RBAC scoping for secrets should be tight. Limit get on secrets to only the service accounts that genuinely need them. Use separate namespaces for different trust levels. Consider external secret stores like Vault if you're really serious about it.

The annotation sprawl problem

Every ingress controller has its own annotation syntax. And TLS configuration lives almost entirely in annotations. Which means your security posture is defined by a bunch of string key-value pairs that have no schema validation, no type checking, and will silently be ignored if you typo them.

# spot the bug
nginx.ingress.kubernetes.io/ssl-redirect: "True"  # should be "true" (lowercase)
nginx.ingress.kubernetes.io/force-ssl-redirect: "true"
nginx.ingress.kubernetes.io/ssl-ciphers: "ECDHE-RSA-AES256-GCM-SHA384:ECDHE-RSA-AES128-GCM-SHA256"
nginx.ingress.kubernetes.io/ssl-protocols: "TLSv1.3 TLSv1.2"

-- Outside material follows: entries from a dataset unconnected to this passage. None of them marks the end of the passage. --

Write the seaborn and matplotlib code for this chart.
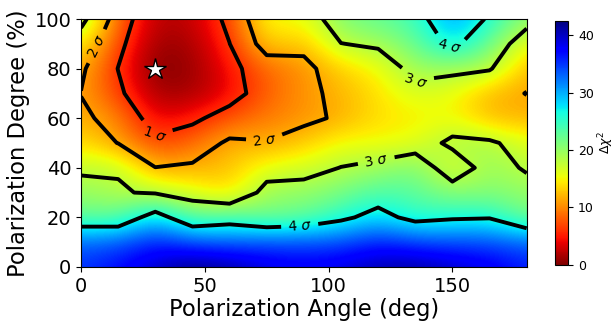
import numpy as np
import matplotlib
matplotlib.use("Agg")
import matplotlib.pyplot as plt
import seaborn as sns

# grid of the scan
angles = [0, 15, 30, 45, 60, 75, 90, 105, 120, 135, 150, 165, 180]
degrees = [0, 10, 20, 30, 40, 50, 60, 70, 80, 90, 100]

# delta chi^2, one row per polarization degree (values along the angles)
dchi_p0 = [35, 37, 40, 42.5, 41.5, 39, 38, 39, 41, 41.5, 40, 38.5, 36]
dchi_p10 = [33, 33.5, 36, 34, 33.3, 34, 34, 34, 36, 34.5, 34, 34, 33]
dchi_p20 = [22.8, 22.5, 29.2, 22.3, 24, 21.7, 22.6, 25.5, 28.5, 25, 26, 26.3, 21.6]
dchi_p30 = [20, 18.5, 17.8, 16.2, 13.5, 19.9, 20, 21.5, 23.75, 23, 20.5, 21, 20]
dchi_p40 = [17.4, 17.95, 11.4, 12, 12.5, 16, 16.6, 18.3, 19.5, 21.5, 15.3, 20.1, 17.7]
dchi_p50 = [14, 11.2, 7, 8.5, 12.1, 11.5, 13, 15.5, 15.2, 15.8, 19.2, 19, 16]
dchi_p60 = [12, 10.05, 3.5, 5, 7.8, 9.5, 10.5, 11.8, 14, 14.5, 15.4, 12.3, 12]
dchi_p70 = [11.2, 6.8, 1.5, 1.5, 4, 8.2, 10.5, 12.1, 14, 16.5, 15.5, 12, 11.25]
dchi_p80 = [12.1, 5.8, 0, 1, 4.5, 8.7, 10.3, 13.3, 15, 19.8, 19.25, 18.67, 12]
dchi_p90 = [15, 7.1, 1, 1.5, 5.85, 13.5, 12.3, 18.1, 19, 22, 28, 22, 15]
dchi_p100 = [20, 8.5, 2, 2.5, 6.9, 15.9, 15, 21.3, 22.5, 24.4, 31, 25.9, 20.2]

# confidence levels drawn as contours
sigma_levels = [5.9, 11.3, 18.2, 26.6]
sigma_names = ['1 $\\sigma$', '2 $\\sigma$', '3 $\\sigma$', '4 $\\sigma$']

best_angle, best_degree = 30, 80

grid = np.array([dchi_p0, dchi_p10, dchi_p20, dchi_p30, dchi_p40, dchi_p50,
                 dchi_p60, dchi_p70, dchi_p80, dchi_p90, dchi_p100])

sns.set_style('ticks', {'axes.edgecolor': 'black', 'text.color': 'black',
                        'xtick.color': 'black', 'ytick.color': 'black',
                        'axes.labelcolor': 'black'})
plt.rcParams['font.family'] = ['DejaVu Sans']

fig = plt.figure(figsize=(6.16, 3.25), dpi=100)
ax = fig.add_axes([0.1315, 0.1785, 0.7235, 0.763])
cax = fig.add_axes([0.901, 0.185, 0.0216, 0.751])

cmap = sns.color_palette('jet_r', as_cmap=True)
da = (angles[1] - angles[0]) / 2
dd = (degrees[1] - degrees[0]) / 2
im = ax.imshow(grid, origin='lower', cmap=cmap, vmin=0, vmax=grid.max(),
               interpolation='bicubic', aspect='auto',
               extent=[angles[0] - da, angles[-1] + da, degrees[0] - dd, degrees[-1] + dd])

cs = ax.contour(angles, degrees, grid, levels=sigma_levels, colors='black', linewidths=2.8)
spots = [(5.4, 89.5), (27.6, 51.5), (74, 48), (119.4, 42), (135.4, 73), (88.3, 18), (149, 89.4)]
ax.clabel(cs, fmt=dict(zip(sigma_levels, sigma_names)), fontsize=10, inline=True, manual=spots)

ax.plot(best_angle, best_degree, marker='*', markersize=16, color='white',
        markeredgecolor='black', markeredgewidth=1)

ax.set_xlim(angles[0], angles[-1])
ax.set_ylim(degrees[0], degrees[-1])
ax.set_xticks([0, 50, 100, 150])
ax.set_yticks([0, 20, 40, 60, 80, 100])
ax.tick_params(labelsize=14)
ax.set_xlabel('Polarization Angle (deg)', fontsize=16.3, labelpad=2)
ax.set_ylabel('Polarization Degree (%)', fontsize=16.3, labelpad=3)

cbar = fig.colorbar(im, cax=cax, ticks=[0, 10, 20, 30, 40])
cbar.ax.tick_params(labelsize=9)
cbar.set_label('$\\Delta\\chi^2$', fontsize=9, labelpad=2)

fig.savefig('out.png', dpi=100)
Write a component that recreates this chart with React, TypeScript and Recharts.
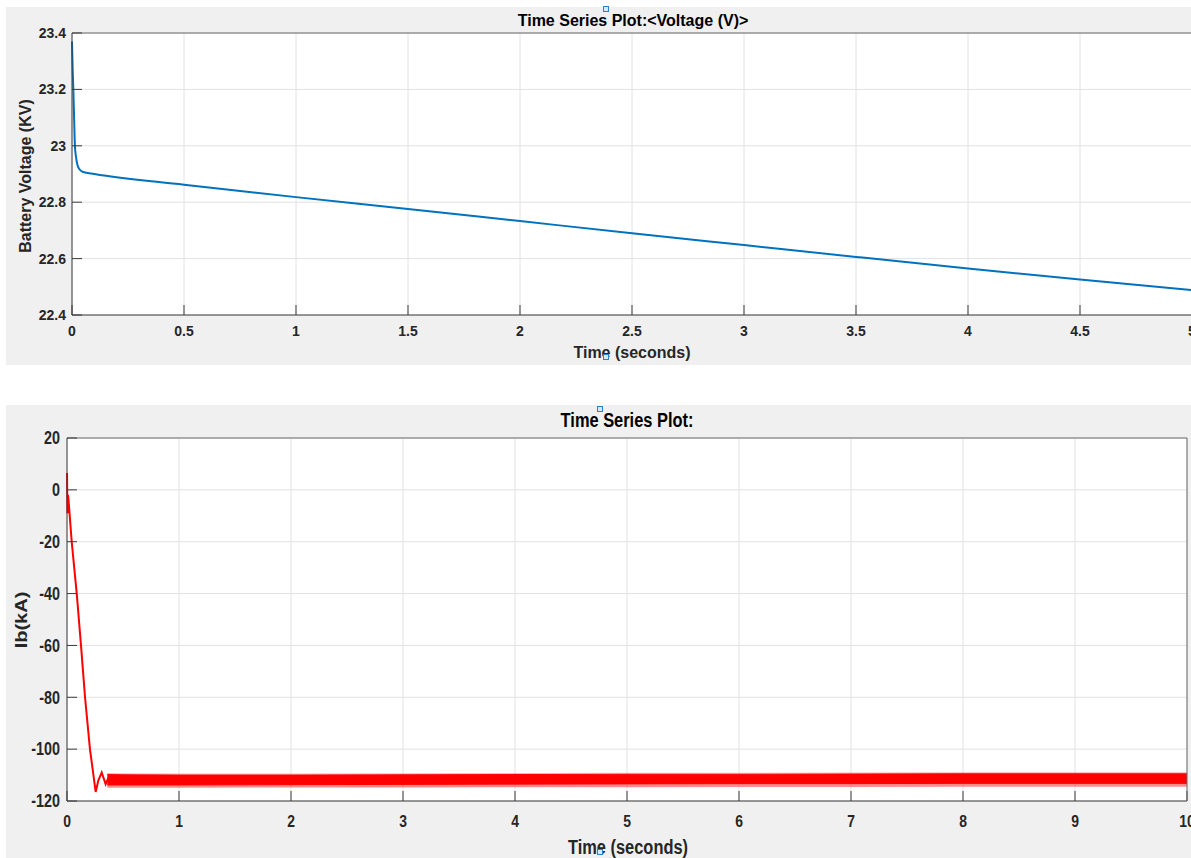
import { ComposedChart, Line, Area, XAxis, YAxis, CartesianGrid } from "recharts";

// battery voltage (top panel)
const voltTime = [0, 0.003, 0.006, 0.01, 0.013, 0.018, 0.025, 0.035, 0.05, 0.1, 0.5, 1, 1.5, 2, 2.5, 3, 3.5, 4, 4.5, 5];
const voltValue = [23.37, 23.27, 23.2, 23.08, 23.0, 22.96, 22.93, 22.915, 22.907, 22.9, 22.862, 22.818, 22.776, 22.733, 22.69, 22.648, 22.606, 22.565, 22.526, 22.488];
const voltXTicks = [0, 0.5, 1, 1.5, 2, 2.5, 3, 3.5, 4, 4.5, 5];
const voltYTicks = [22.4, 22.6, 22.8, 23, 23.2, 23.4];

// battery current, start-up transient (bottom panel)
const ibTime = [0, 0.004, 0.008, 0.012, 0.042, 0.087, 0.125, 0.161, 0.205, 0.256, 0.28, 0.31, 0.345, 0.37];
const ibValue = [6.5, -9, -2, -3, -20, -40, -60, -80, -100, -116.5, -112, -109, -113.5, -111];

// ripple band after settling: upper fringe, upper edge, lower edge, lower fringe
const bandTime = [0.36, 0.5, 1, 2, 3, 4, 5, 6, 7, 8, 9, 10];
const bandTop = [-109.2, -109.3, -109.4, -109.4, -109.3, -109.2, -109.1, -109.1, -109.0, -108.9, -108.9, -108.9];
const bandHigh = [-109.8, -109.9, -110, -110, -109.9, -109.8, -109.7, -109.7, -109.6, -109.5, -109.5, -109.5];
const bandLow = [-113.8, -113.8, -113.8, -113.7, -113.6, -113.5, -113.4, -113.3, -113.3, -113.2, -113.2, -113.2];
const bandFringe = [-114.9, -114.9, -114.9, -114.8, -114.8, -114.7, -114.7, -114.6, -114.6, -114.5, -114.5, -114.5];
const ibXTicks = [0, 1, 2, 3, 4, 5, 6, 7, 8, 9, 10];
const ibYTicks = [-120, -100, -80, -60, -40, -20, 0, 20];

const font = '"Liberation Sans", Arial, Helvetica, sans-serif';
const gridColor = "#e2e2e2";
const axisColor = "#3a3a3a";
const panelBg = "#f0f0f0";

const voltRows = voltTime.map((t, i) => ({ t, v: voltValue[i] }));
const ibRows = [
    ...ibTime.map((t, i) => ({ t, ib: ibValue[i] })),
    ...bandTime.map((t, i) => ({
        t,
        band: [bandLow[i], bandHigh[i]],
        fringe: [bandFringe[i], bandLow[i]],
        fringeTop: [bandHigh[i], bandTop[i]],
    })),
];

// bottom panel text is horizontally squeezed in the screenshot
function NarrowXTick(props: any) {
    const { x, y, payload } = props;
    return (
        <text
            transform={`translate(${x},${y}) scale(0.82,1)`}
            textAnchor="middle"
            dy="0.71em"
            fill="#262626"
            fontSize={17}
            fontWeight={700}
            fontFamily={font}
            style={{ fontWeight: 700 }}
        >
            {payload.value}
        </text>
    );
}

function NarrowYTick(props: any) {
    const { x, y, payload } = props;
    return (
        <text
            transform={`translate(${x},${y}) scale(0.82,1)`}
            textAnchor="end"
            dy="0.355em"
            fill="#262626"
            fontSize={17.5}
            fontWeight={700}
            fontFamily={font}
            style={{ fontWeight: 700 }}
        >
            {payload.value}
        </text>
    );
}

function Marker({ x, y }: { x: number; y: number }) {
    return (
        <div
            style={{
                position: "absolute",
                left: x,
                top: y,
                width: 4,
                height: 4,
                border: "1px solid #2b7fd3",
                background: "#d6e8f8",
            }}
        />
    );
}

const topTick = { fill: "#262626", fontSize: 14, fontWeight: 700, fontFamily: font, style: { fontWeight: 700 } };

export default function App() {
    return (
        <div
            style={{
                position: "absolute",
                left: 0,
                top: 0,
                width: 1191,
                height: 858,
                overflow: "hidden",
                background: "#fff",
                fontFamily: font,
            }}
        >
            {/* top panel */}
            <div style={{ position: "absolute", left: 6, top: 7, width: 1200, height: 358, background: panelBg }} />
            <div style={{ position: "absolute", left: 0, top: 0 }}>
                <ComposedChart width={1200} height={365} data={voltRows} margin={{ top: 32, right: 7, bottom: 20, left: 12 }}>
                    <CartesianGrid stroke={gridColor} fill="#fff" />
                    <XAxis
                        dataKey="t"
                        type="number"
                        domain={[0, 5]}
                        ticks={voltXTicks}
                        interval={0}
                        height={30}
                        tickSize={-10}
                        tickMargin={21}
                        axisLine={{ stroke: axisColor }}
                        tickLine={{ stroke: axisColor }}
                        tick={topTick}
                    />
                    <XAxis
                        xAxisId="top"
                        orientation="top"
                        type="number"
                        domain={[0, 5]}
                        ticks={voltXTicks}
                        interval={0}
                        height={1}
                        tickSize={-10}
                        tick={false}
                        axisLine={{ stroke: "#6a6a6a" }}
                        tickLine={{ stroke: axisColor }}
                    />
                    <YAxis
                        type="number"
                        domain={[22.4, 23.4]}
                        ticks={voltYTicks}
                        interval={0}
                        width={60}
                        tickSize={-10}
                        tickMargin={16}
                        axisLine={{ stroke: axisColor }}
                        tickLine={{ stroke: axisColor }}
                        tick={topTick}
                    />
                    <YAxis
                        yAxisId="right"
                        orientation="right"
                        type="number"
                        domain={[22.4, 23.4]}
                        ticks={voltYTicks}
                        interval={0}
                        width={1}
                        tickSize={-10}
                        tick={false}
                        axisLine={{ stroke: "#6a6a6a" }}
                        tickLine={{ stroke: axisColor }}
                    />
                    <Line
                        dataKey="v"
                        type="monotone"
                        stroke="#0072bd"
                        strokeWidth={2}
                        dot={false}
                        isAnimationActive={false}
                    />
                </ComposedChart>
            </div>
            <div style={{ position: "absolute", left: 0, width: 1266, top: 13, textAlign: "center", fontSize: 16, lineHeight: "16px", fontWeight: 700, color: "#000" }}>
                Time Series Plot:&lt;Voltage (V)&gt;
            </div>
            <div style={{ position: "absolute", left: 0, width: 1264, top: 345, textAlign: "center", fontSize: 16, lineHeight: "16px", fontWeight: 700, color: "#262626" }}>
                Time (seconds)
            </div>
            <div
                style={{
                    position: "absolute",
                    left: 26 - 150,
                    top: 176 - 8,
                    width: 300,
                    height: 16,
                    lineHeight: "16px",
                    textAlign: "center",
                    fontSize: 16,
                    fontWeight: 700,
                    color: "#262626",
                    transform: "rotate(-90deg)",
                }}
            >
                Battery Voltage (KV)
            </div>
            <Marker x={603} y={6} />
            <Marker x={603} y={354} />

            {/* bottom panel */}
            <div style={{ position: "absolute", left: 6, top: 405, width: 1200, height: 460, background: panelBg }} />
            <div style={{ position: "absolute", left: 0, top: 405 }}>
                <ComposedChart width={1200} height={453} data={ibRows} margin={{ top: 32, right: 12, bottom: 27, left: 12 }}>
                    <CartesianGrid stroke={gridColor} fill="#fff" />
                    <XAxis
                        dataKey="t"
                        type="number"
                        domain={[0, 10]}
                        ticks={ibXTicks}
                        interval={0}
                        height={30}
                        tickSize={-10}
                        tickMargin={24}
                        axisLine={{ stroke: axisColor }}
                        tickLine={{ stroke: axisColor }}
                        tick={<NarrowXTick />}
                    />
                    <XAxis
                        xAxisId="top"
                        orientation="top"
                        type="number"
                        domain={[0, 10]}
                        ticks={ibXTicks}
                        interval={0}
                        height={1}
                        tickSize={-10}
                        tick={false}
                        axisLine={{ stroke: "#6a6a6a" }}
                        tickLine={{ stroke: axisColor }}
                    />
                    <YAxis
                        type="number"
                        domain={[-120, 20]}
                        ticks={ibYTicks}
                        interval={0}
                        width={55}
                        tickSize={-10}
                        tickMargin={17}
                        axisLine={{ stroke: axisColor }}
                        tickLine={{ stroke: axisColor }}
                        tick={<NarrowYTick />}
                    />
                    <YAxis
                        yAxisId="right"
                        orientation="right"
                        type="number"
                        domain={[-120, 20]}
                        ticks={ibYTicks}
                        interval={0}
                        width={1}
                        tickSize={-10}
                        tick={false}
                        axisLine={{ stroke: "#6a6a6a" }}
                        tickLine={{ stroke: axisColor }}
                    />
                    <Area
                        dataKey="fringe"
                        type="linear"
                        stroke="none"
                        fill="#ff0000"
                        fillOpacity={0.45}
                        isAnimationActive={false}
                    />
                    <Area
                        dataKey="fringeTop"
                        type="linear"
                        stroke="none"
                        fill="#ff0000"
                        fillOpacity={0.3}
                        isAnimationActive={false}
                    />
                    <Area
                        dataKey="band"
                        type="linear"
                        stroke="#ff0000"
                        strokeWidth={1}
                        fill="#ff0000"
                        fillOpacity={1}
                        isAnimationActive={false}
                    />
                    <Line
                        dataKey="ib"
                        type="linear"
                        stroke="#ff0000"
                        strokeWidth={2}
                        dot={false}
                        isAnimationActive={false}
                    />
                </ComposedChart>
            </div>
            <div
                style={{
                    position: "absolute",
                    left: 0,
                    width: 1254,
                    top: 410,
                    textAlign: "center",
                    fontSize: 20,
                    lineHeight: "20px",
                    fontWeight: 700,
                    color: "#000",
                    transform: "scaleX(0.82)",
                    transformOrigin: "627px 0",
                }}
            >
                Time Series Plot:
            </div>
            <div
                style={{
                    position: "absolute",
                    left: 0,
                    width: 1256,
                    top: 837,
                    textAlign: "center",
                    fontSize: 20,
                    lineHeight: "20px",
                    fontWeight: 700,
                    color: "#262626",
                    transform: "scaleX(0.82)",
                    transformOrigin: "628px 0",
                }}
            >
                Time (seconds)
            </div>
            <div
                style={{
                    position: "absolute",
                    left: 21 - 100,
                    top: 620 - 10,
                    width: 200,
                    height: 20,
                    lineHeight: "20px",
                    textAlign: "center",
                    fontSize: 20,
                    fontWeight: 700,
                    color: "#262626",
                    transform: "rotate(-90deg) scaleY(0.82)",
                }}
            >
                Ib(kA)
            </div>
            <Marker x={597} y={406} />
            <Marker x={597} y={849} />
        </div>
    );
}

That "True" with a capital T? In some versions of nginx-ingress it works, in others it doesn't. No error, no warning, just HTTP traffic that should have been redirected to HTTPS slipping through. Your security scanner won't catch it because it tests the happy path.

And when you switch from nginx-ingress to Traefik, or to the Gateway API? All those annotations are meaningless. You're starting from scratch with a completely different configuration model. The Gateway API is supposed to fix this with proper typed resources for TLS configuration, but adoption is still early and not every feature maps cleanly.

What you should actually do

Audit your current setup. Run kubectl get ingress -A -o yaml and grep for backend-protocol. If you don't see it anywhere, all your backends are HTTP. Decide if that's acceptable for your threat model.

If you need encryption inside the cluster, a service mesh is probably less painful than managing backend certificates manually. Linkerd is lighter than Istio and covers the basics. But if you only have a few services, just giving each pod its own TLS cert via cert-manager is straightforward enough.

Lock down secret access. Today. Run the kubectl auth can-i check above in every namespace that has TLS secrets. Fix the RBAC before something else does.

If you're starting fresh, look at the Gateway API instead of Ingress. The TLSRoute and HTTPRoute resources are better designed, and you won't be fighting annotation typos for the rest of your career.

And stop setting proxy-ssl-verify: "off". If you're going to re-encrypt, do it properly or don't bother. Half-measures in TLS are worse than plaintext, because at least with plaintext you know where you stand.